I tried once.  It was the late eighties.  A call went out in Vermont: Come to such and such ballroom in Burlington to try out for Jeopardy.  About three hundred of us showed up.  At the time there was a large monitor on which Alex Trebek asked questions and we had some amount of time to write the answer on the paper with lines numbered one through fifty provided to us.  As it turned out, I knew the answers to 48 of the 50 questions but on question #12 (the answer to which was, if I remember, the name of one of the famous National Parks out west). I couldn't think of the right answer, but thought it would come to me later, but instead of leaving line #12 blank, I wrote the answer to #13 on line #12, and so on, right on through to #27, the answer to which was "who were Hugh Cronyn and Jessica Tandy" but which I also couldn't think of at the time, though I knew it.  I did remember to leave that line blank, and then realized my earlier error, but there wasn't enough time to go back and erase and re-write all the correct answers I'd written on incorrect lines.  And, anyhow, as I progressed through the test I wasn't positive that it was at line 12 I'd need to start correcting ... was it maybe 13?


I'm not sure that 48 correct answers out of 50 would have gotten me into the next round anyhow.  At the end, after our entries were checked, five people were called to another room for a second round of testing.  Out of some 300 people, if I could get 48 out of 50, I supposed that 5 out of 300 could get 50 out of 50.

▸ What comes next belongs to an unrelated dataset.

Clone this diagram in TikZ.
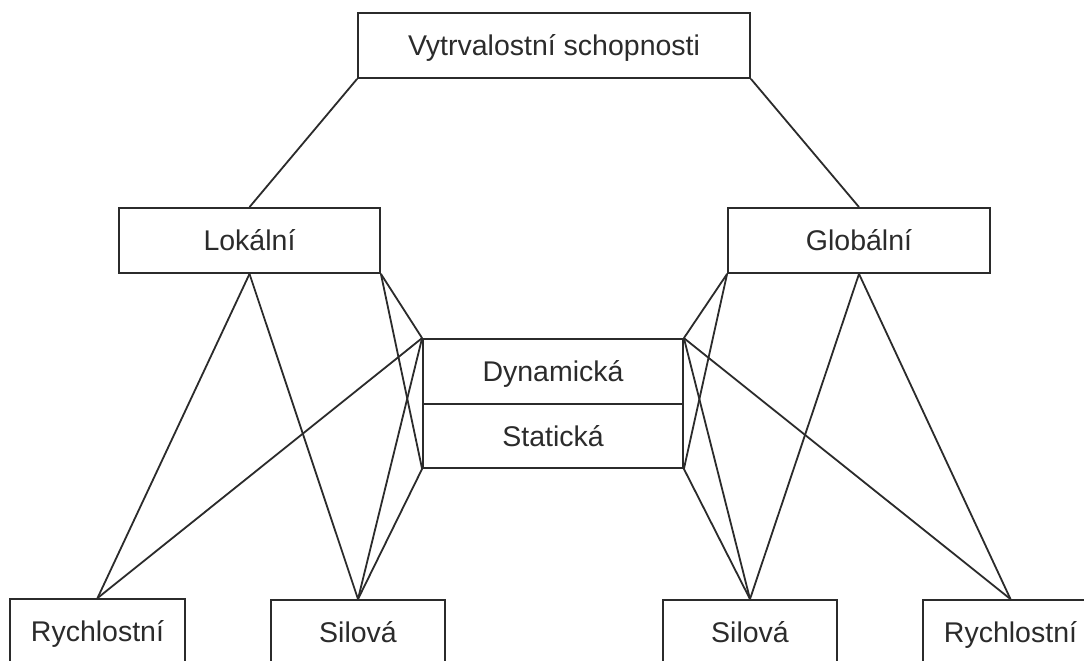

Oh, well.  Maybe in the far distant future we'll get to live our lives over again, but with improvements.  And maybe there will be a TV show called Jeopardy and I'll get on it and win and win and win and then I'll be in the Tournament of Champions and for Final Jeopardy they'll ask us to name an 18-19th century guitarist who was called by a critic "le Beethoven de la guitare".
 
"Who was Fernando Sol?" I'll answer, and Alex will ask me what I'm going to do with all my money.
 
Or maybe in that other life I'll be a quick-as-a-flash and flashy point guard on Florida Gulf Coast University's basketball team and I'll be feeling like a million bucks on a day like today ... a member of the first 15th seeded team to get to the Sweet Sixteen!